> **Instruction**
Take the listing from its first line through the line that contains "const raaMinor = minorValues(0, 1.55, 0.05, 0.2);" and please retype those lines exactly, leaving out the pictures.

> **Material provided**
********************

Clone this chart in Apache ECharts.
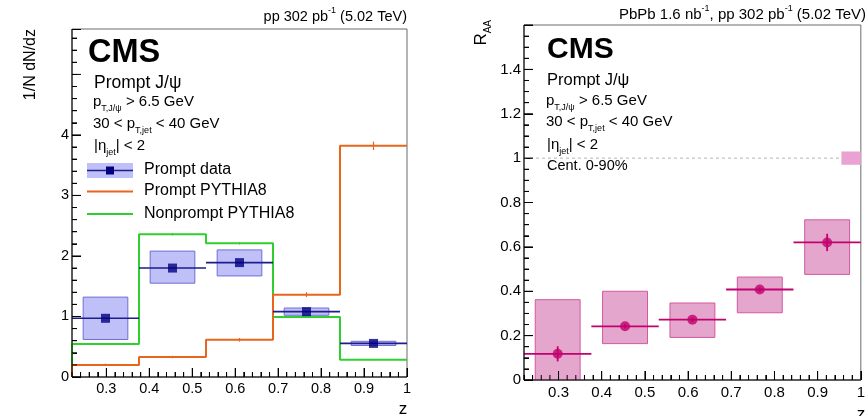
<!DOCTYPE html>
<html>
<head>
<meta charset="utf-8">
<script src="https://cdn.jsdelivr.net/npm/echarts@6/dist/echarts.min.js"></script>
<style>
html,body{margin:0;padding:0;background:#fff;}
#chart{width:868px;height:416px;}
</style>
</head>
<body>
<div id="chart"></div>
<script>
// ---- binning in z ----
const binEdges = [0.22, 0.376, 0.532, 0.688, 0.844, 1.0];
const binCenters = [0.298, 0.454, 0.610, 0.766, 0.922];

// ---- pp: 1/N dN/dz ----
const ppData = [0.97, 1.80, 1.89, 1.08, 0.555];
const ppSysLo = [0.62, 1.55, 1.67, 1.02, 0.52];
const ppSysHi = [1.32, 2.08, 2.10, 1.14, 0.59];
const promptPythia = [0.20, 0.33, 0.615, 1.36, 3.82];
const promptPythiaErr = [0.02, 0.02, 0.03, 0.04, 0.07];
const nonpromptPythia = [0.545, 2.36, 2.21, 0.99, 0.285];
const nonpromptPythiaErr = [0.01, 0.02, 0.02, 0.01, 0.01];

// ---- PbPb / pp: R_AA ----
const raaData = [0.118, 0.242, 0.272, 0.408, 0.620];
const raaStat = [0.034, 0.010, 0.010, 0.010, 0.039];
const raaSysLo = [0.0, 0.164, 0.192, 0.303, 0.476];
const raaSysHi = [0.362, 0.400, 0.347, 0.464, 0.722];
const raaGlobal = [1.0, 0.03];   // reference value and global uncertainty

// ---- axis ticks ----
const zTickLabels = [0.3, 0.4, 0.5, 0.6, 0.7, 0.8, 0.9, 1];
const ppTickLabels = [0, 1, 2, 3, 4, 5];
const raaTickLabels = [0, 0.2, 0.4, 0.6, 0.8, 1, 1.2, 1.4, 1.6];

const FONT = '"Liberation Sans", Arial, Helvetica, sans-serif';
const BOX_HALF = 0.052;
const Z_MIN = 0.22, Z_MAX = 1.0;
const PP_MAX = 5.75, RAA_MAX = 1.6;
const GRID_L = {left: 72, top: 29, width: 335, height: 348};
const GRID_R = {left: 524, top: 25, width: 340, height: 355};

function minorValues(from, to, step, majorStep) {
  const out = [];
  const n = Math.round((to - from) / step);
  for (let i = 0; i <= n; i++) {
    const v = +(from + i * step).toFixed(4);
    const r = v / majorStep;
    if (Math.abs(r - Math.round(r)) > 1e-6) out.push(v);
  }
  return out;
}
const zMinor = minorValues(0.22, 0.98, 0.02, 0.1);
const ppMinor = minorValues(0, 5.6, 0.2, 1);
const raaMinor = minorValues(0, 1.55, 0.05, 0.2);

// evenly spaced z positions (0.02 steps) used by the tick-mark category axes
const zSteps = [];
for (let i = 0; i <= 39; i++) zSteps.push(String(+(Z_MIN + i * 0.02).toFixed(2)));
const isMajorZ = i => i >= 4 && (i - 4) % 5 === 0;

function xAxisCfg(grid, labelMargin, labelSize) {
  return {
    type: 'value', gridIndex: grid, min: Z_MIN, max: Z_MAX, position: 'bottom',
    axisLine: {show: false},
    axisTick: {show: false},
    axisLabel: {show: true, customValues: zTickLabels, margin: labelMargin, fontSize: labelSize,
      fontFamily: FONT, color: '#000', formatter: v => String(v)},
    splitLine: {show: false}
  };
}
function zTickAxis(grid, len, majorOnly) {
  return {
    type: 'category', gridIndex: grid, data: zSteps, boundaryGap: false, position: 'bottom',
    axisLine: {show: false},
    axisLabel: {show: false},
    splitLine: {show: false},
    axisTick: {show: true, inside: true, length: len, lineStyle: {color: '#000', width: 1},
      interval: majorOnly ? (i => isMajorZ(i)) : 0}
  };
}
function yAxisCfg(grid, max, majors, interval, minorSplit, labelSize) {
  return {
    type: 'value', gridIndex: grid, min: 0, max: max, interval: interval, position: 'left',
    axisLine: {show: false},
    axisTick: {show: true, inside: true, length: 9, lineStyle: {color: '#000', width: 1}},
    minorTick: {show: minorSplit > 0, splitNumber: minorSplit || 5, length: 5, lineStyle: {color: '#000', width: 1}},
    axisLabel: {show: true, customValues: majors, showMaxLabel: false, margin: 3, fontSize: labelSize,
      fontFamily: FONT, color: '#000', formatter: v => String(v)},
    splitLine: {show: false}, minorSplitLine: {show: false}
  };
}
function yMinorAxis(grid, max, interval) {
  return {
    type: 'value', gridIndex: grid, min: 0, max: max, interval: interval, position: 'left',
    axisLine: {show: false},
    axisTick: {show: true, inside: true, length: 5, lineStyle: {color: '#000', width: 1}},
    axisLabel: {show: false},
    splitLine: {show: false}
  };
}

// error-bar style item: [x, y, xLo, xHi, yLo, yHi]
function errRender(color, width) {
  return function (params, api) {
    const y = api.value(1);
    const h0 = api.coord([api.value(2), y]);
    const h1 = api.coord([api.value(3), y]);
    const v0 = api.coord([api.value(0), api.value(4)]);
    const v1 = api.coord([api.value(0), api.value(5)]);
    const children = [];
    if (api.value(2) !== api.value(3)) {
      children.push({type: 'line', shape: {x1: h0[0], y1: h0[1], x2: h1[0], y2: h1[1]},
        style: {stroke: color, lineWidth: width}});
    }
    children.push({type: 'line', shape: {x1: v0[0], y1: v0[1], x2: v1[0], y2: v1[1]},
      style: {stroke: color, lineWidth: width}});
    return {type: 'group', children: children};
  };
}

// axis lines and inward ticks as segments in data units
function frameItems(grid, yMax, yTicks, yMinor) {
  const zPerPx = (Z_MAX - Z_MIN) / grid.width;
  const yPerPx = yMax / grid.height;
  const items = [[Z_MIN, 0, Z_MIN, Z_MAX, 0, yMax]];
  zTickLabels.forEach(v => items.push([v, 0, v, v, 0, 9 * yPerPx]));
  zMinor.forEach(v => items.push([v, 0, v, v, 0, 5 * yPerPx]));
  yTicks.forEach(v => items.push([Z_MIN, v, Z_MIN, Z_MIN + 9 * zPerPx, v, v]));
  yMinor.forEach(v => items.push([Z_MIN, v, Z_MIN, Z_MIN + 5 * zPerPx, v, v]));
  return items;
}

function boxRender(fill, stroke) {
  return function (params, api) {
    const x = api.value(0), lo = api.value(1), hi = api.value(2), hw = api.value(3);
    const a = api.coord([x - hw, hi]);
    const b = api.coord([x + hw, lo]);
    return {type: 'rect', shape: {x: a[0], y: a[1], width: b[0] - a[0], height: b[1] - a[1]},
      style: {fill: fill, stroke: stroke, lineWidth: stroke ? 1 : 0}};
  };
}
function histPoints(vals) {
  const pts = [[binEdges[0], 0]];
  vals.forEach((v, i) => { pts.push([binEdges[i], v]); pts.push([binEdges[i + 1], v]); });
  return pts;
}

const NAVY = '#000080';
const NAVY_LINE = '#1d1d8c';
const BLUE_FILL = 'rgba(168,168,246,0.72)';
const BLUE_EDGE = '#6f6fd2';
const ORANGE = '#e8651e';
const GREEN = '#2fcf2f';
const MAGENTA = '#c2006e';
const PINK_FILL = '#e4a6cc';
const PINK_EDGE = '#d2589f';

const series = [
  // left panel
  {type: 'line', xAxisIndex: 0, yAxisIndex: 0, data: histPoints(nonpromptPythia), showSymbol: false,
    lineStyle: {color: GREEN, width: 2}, z: 2, clip: true},
  {type: 'custom', xAxisIndex: 0, yAxisIndex: 0, renderItem: errRender(GREEN, 1), z: 2,
    data: binCenters.map((c, i) => [c, nonpromptPythia[i], c, c, nonpromptPythia[i] - nonpromptPythiaErr[i], nonpromptPythia[i] + nonpromptPythiaErr[i]])},
  {type: 'line', xAxisIndex: 0, yAxisIndex: 0, data: histPoints(promptPythia), showSymbol: false,
    lineStyle: {color: ORANGE, width: 2}, z: 2, clip: true},
  {type: 'custom', xAxisIndex: 0, yAxisIndex: 0, renderItem: errRender(ORANGE, 1.2), z: 2,
    data: binCenters.map((c, i) => [c, promptPythia[i], c, c, promptPythia[i] - promptPythiaErr[i], promptPythia[i] + promptPythiaErr[i]])},
  {type: 'custom', xAxisIndex: 0, yAxisIndex: 0, renderItem: boxRender(BLUE_FILL, BLUE_EDGE), z: 3, clip: true,
    data: binCenters.map((c, i) => [c, ppSysLo[i], ppSysHi[i], BOX_HALF])},
  {type: 'custom', xAxisIndex: 0, yAxisIndex: 0, renderItem: errRender(NAVY_LINE, 1.6), z: 4,
    data: binCenters.map((c, i) => [c, ppData[i], binEdges[i], binEdges[i + 1], ppData[i], ppData[i]])},
  {type: 'scatter', xAxisIndex: 0, yAxisIndex: 0, symbol: 'rect', symbolSize: 9, z: 5,
    itemStyle: {color: NAVY}, data: binCenters.map((c, i) => [c, ppData[i]])},
  {type: 'custom', xAxisIndex: 0, yAxisIndex: 0, renderItem: errRender('#000', 1), z: 6,
    data: frameItems(GRID_L, PP_MAX, ppTickLabels, ppMinor)},

  // right panel
  {type: 'line', xAxisIndex: 1, yAxisIndex: 1, data: [[Z_MIN, raaGlobal[0]], [Z_MAX, raaGlobal[0]]], showSymbol: false,
    lineStyle: {color: '#b4b4b4', width: 1, type: [3, 3]}, z: 1},
  {type: 'custom', xAxisIndex: 1, yAxisIndex: 1, renderItem: boxRender('#eaa2d2', null), z: 2,
    data: [[0.9775, raaGlobal[0] - raaGlobal[1], raaGlobal[0] + raaGlobal[1], 0.0225]]},
  {type: 'custom', xAxisIndex: 1, yAxisIndex: 1, renderItem: boxRender(PINK_FILL, PINK_EDGE), z: 3, clip: true,
    data: binCenters.map((c, i) => [c, raaSysLo[i], raaSysHi[i], BOX_HALF])},
  {type: 'custom', xAxisIndex: 1, yAxisIndex: 1, renderItem: errRender(MAGENTA, 1.8), z: 4,
    data: binCenters.map((c, i) => [c, raaData[i], binEdges[i], binEdges[i + 1], raaData[i] - raaStat[i], raaData[i] + raaStat[i]])},
  {type: 'scatter', xAxisIndex: 1, yAxisIndex: 1, symbol: 'circle', symbolSize: 10, z: 5,
    itemStyle: {color: MAGENTA}, data: binCenters.map((c, i) => [c, raaData[i]])},
  {type: 'custom', xAxisIndex: 1, yAxisIndex: 1, renderItem: errRender('#000', 1), z: 6,
    data: frameItems(GRID_R, RAA_MAX, raaTickLabels, raaMinor)}
];

function t(x, y, text, style, rotation) {
  return {type: 'text', x: x, y: y, z: 100, rotation: rotation || 0,
    style: Object.assign({text: text, fontFamily: FONT, fontSize: 15, fill: '#000',
      align: 'left', verticalAlign: 'middle'}, style || {})};
}
function richSub(main) {
  const small = Math.round(main * 0.6);
  return {
    m: {fontFamily: FONT, fontSize: main, lineHeight: main + 7, verticalAlign: 'middle', fill: '#000'},
    s: {fontFamily: FONT, fontSize: small, lineHeight: small, verticalAlign: 'bottom', fill: '#000'},
    u: {fontFamily: FONT, fontSize: small, lineHeight: small, verticalAlign: 'top', fill: '#000'}
  };
}
function cutsBlock(x, cmsX, yCms, yTitle, yPt, yJet, yEta, cmsSize, titleSize) {
  return [
    t(cmsX, yCms, 'CMS', {fontSize: cmsSize, fontWeight: 'bold'}),
    t(x, yTitle, 'Prompt J/ψ', {fontSize: titleSize}),
    t(x - 1, yPt, '{m|p}{s|T,J/ψ}{m| > 6.5 GeV}', {rich: richSub(15)}),
    t(x - 1, yJet, '{m|30 < p}{s|T,jet}{m| < 40 GeV}', {rich: richSub(15)}),
    t(x, yEta, '{m||η}{s|jet}{m|| < 2}', {rich: richSub(15)})
  ];
}

const graphics = [].concat(
  // left panel labels
  cutsBlock(94, 88, 53, 83, 102, 124, 146, 32.5, 17.5),
  [
    t(407, 17, '{m|pp 302 pb}{u|-1}{m| (5.02 TeV)}', {align: 'right', rich: richSub(14.5)}),
    t(31, 29, '1/N dN/dz', {fontSize: 16, align: 'right'}, Math.PI / 2),
    t(403, 409, 'z', {fontSize: 17, align: 'center'}),
    // legend
    {type: 'rect', shape: {x: 87, y: 163, width: 46, height: 15}, style: {fill: BLUE_FILL}, z: 100},
    {type: 'line', shape: {x1: 87, y1: 170.5, x2: 133, y2: 170.5}, style: {stroke: NAVY_LINE, lineWidth: 1.6}, z: 101},
    {type: 'rect', shape: {x: 106, y: 166.5, width: 8, height: 8}, style: {fill: NAVY}, z: 102},
    {type: 'line', shape: {x1: 87, y1: 191.5, x2: 133, y2: 191.5}, style: {stroke: ORANGE, lineWidth: 2}, z: 101},
    {type: 'line', shape: {x1: 87, y1: 214, x2: 133, y2: 214}, style: {stroke: GREEN, lineWidth: 2}, z: 101},
    t(144, 170, 'Prompt data', {fontSize: 16}),
    t(144, 191, 'Prompt PYTHIA8', {fontSize: 16}),
    t(144, 214, 'Nonprompt PYTHIA8', {fontSize: 16})
  ],
  // right panel labels
  cutsBlock(547, 547, 50, 80, 101, 122, 145, 30, 16.5),
  [
    t(547, 166, 'Cent. 0-90%', {fontSize: 14.5}),
    t(866, 15, '{m|PbPb 1.6 nb}{u|-1}{m|, pp 302 pb}{u|-1}{m| (5.02 TeV)}', {align: 'right', rich: richSub(15)}),
    t(481, 20, '{m|R}{s|AA}', {align: 'right', rich: richSub(17)}, Math.PI / 2),
    t(861, 414, 'z', {fontSize: 17, align: 'center'})
  ]
);

const chart = echarts.init(document.getElementById('chart'), null, {renderer: 'canvas'});
chart.setOption({
  animation: false,
  backgroundColor: '#fff',
  grid: [
    Object.assign({show: true, borderColor: '#6a6a6a', borderWidth: 1, backgroundColor: 'transparent'}, GRID_L),
    Object.assign({show: true, borderColor: '#6a6a6a', borderWidth: 1, backgroundColor: 'transparent'}, GRID_R)
  ],
  xAxis: [
    xAxisCfg(0, 4, 14.5), xAxisCfg(1, 5, 15),
    zTickAxis(0, 9, true), zTickAxis(0, 5, false),
    zTickAxis(1, 9, true), zTickAxis(1, 5, false)
  ],
  yAxis: [
    yAxisCfg(0, PP_MAX, ppTickLabels, 1, 0, 14.5),
    yAxisCfg(1, RAA_MAX, raaTickLabels, 0.2, 4, 15),
    yMinorAxis(0, PP_MAX, 0.2)
  ],
  series: series,
  graphic: graphics
});
</script>
</body>
</html>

********************

> **Reply**
Clone this chart in Apache ECharts.
<!DOCTYPE html>
<html>
<head>
<meta charset="utf-8">
<script src="https://cdn.jsdelivr.net/npm/echarts@6/dist/echarts.min.js"></script>
<style>
html,body{margin:0;padding:0;background:#fff;}
#chart{width:868px;height:416px;}
</style>
</head>
<body>
<div id="chart"></div>
<script>
// ---- binning in z ----
const binEdges = [0.22, 0.376, 0.532, 0.688, 0.844, 1.0];
const binCenters = [0.298, 0.454, 0.610, 0.766, 0.922];

// ---- pp: 1/N dN/dz ----
const ppData = [0.97, 1.80, 1.89, 1.08, 0.555];
const ppSysLo = [0.62, 1.55, 1.67, 1.02, 0.52];
const ppSysHi = [1.32, 2.08, 2.10, 1.14, 0.59];
const promptPythia = [0.20, 0.33, 0.615, 1.36, 3.82];
const promptPythiaErr = [0.02, 0.02, 0.03, 0.04, 0.07];
const nonpromptPythia = [0.545, 2.36, 2.21, 0.99, 0.285];
const nonpromptPythiaErr = [0.01, 0.02, 0.02, 0.01, 0.01];

// ---- PbPb / pp: R_AA ----
const raaData = [0.118, 0.242, 0.272, 0.408, 0.620];
const raaStat = [0.034, 0.010, 0.010, 0.010, 0.039];
const raaSysLo = [0.0, 0.164, 0.192, 0.303, 0.476];
const raaSysHi = [0.362, 0.400, 0.347, 0.464, 0.722];
const raaGlobal = [1.0, 0.03];   // reference value and global uncertainty

// ---- axis ticks ----
const zTickLabels = [0.3, 0.4, 0.5, 0.6, 0.7, 0.8, 0.9, 1];
const ppTickLabels = [0, 1, 2, 3, 4, 5];
const raaTickLabels = [0, 0.2, 0.4, 0.6, 0.8, 1, 1.2, 1.4, 1.6];

const FONT = '"Liberation Sans", Arial, Helvetica, sans-serif';
const BOX_HALF = 0.052;
const Z_MIN = 0.22, Z_MAX = 1.0;
const PP_MAX = 5.75, RAA_MAX = 1.6;
const GRID_L = {left: 72, top: 29, width: 335, height: 348};
const GRID_R = {left: 524, top: 25, width: 340, height: 355};

function minorValues(from, to, step, majorStep) {
  const out = [];
  const n = Math.round((to - from) / step);
  for (let i = 0; i <= n; i++) {
    const v = +(from + i * step).toFixed(4);
    const r = v / majorStep;
    if (Math.abs(r - Math.round(r)) > 1e-6) out.push(v);
  }
  return out;
}
const zMinor = minorValues(0.22, 0.98, 0.02, 0.1);
const ppMinor = minorValues(0, 5.6, 0.2, 1);
const raaMinor = minorValues(0, 1.55, 0.05, 0.2);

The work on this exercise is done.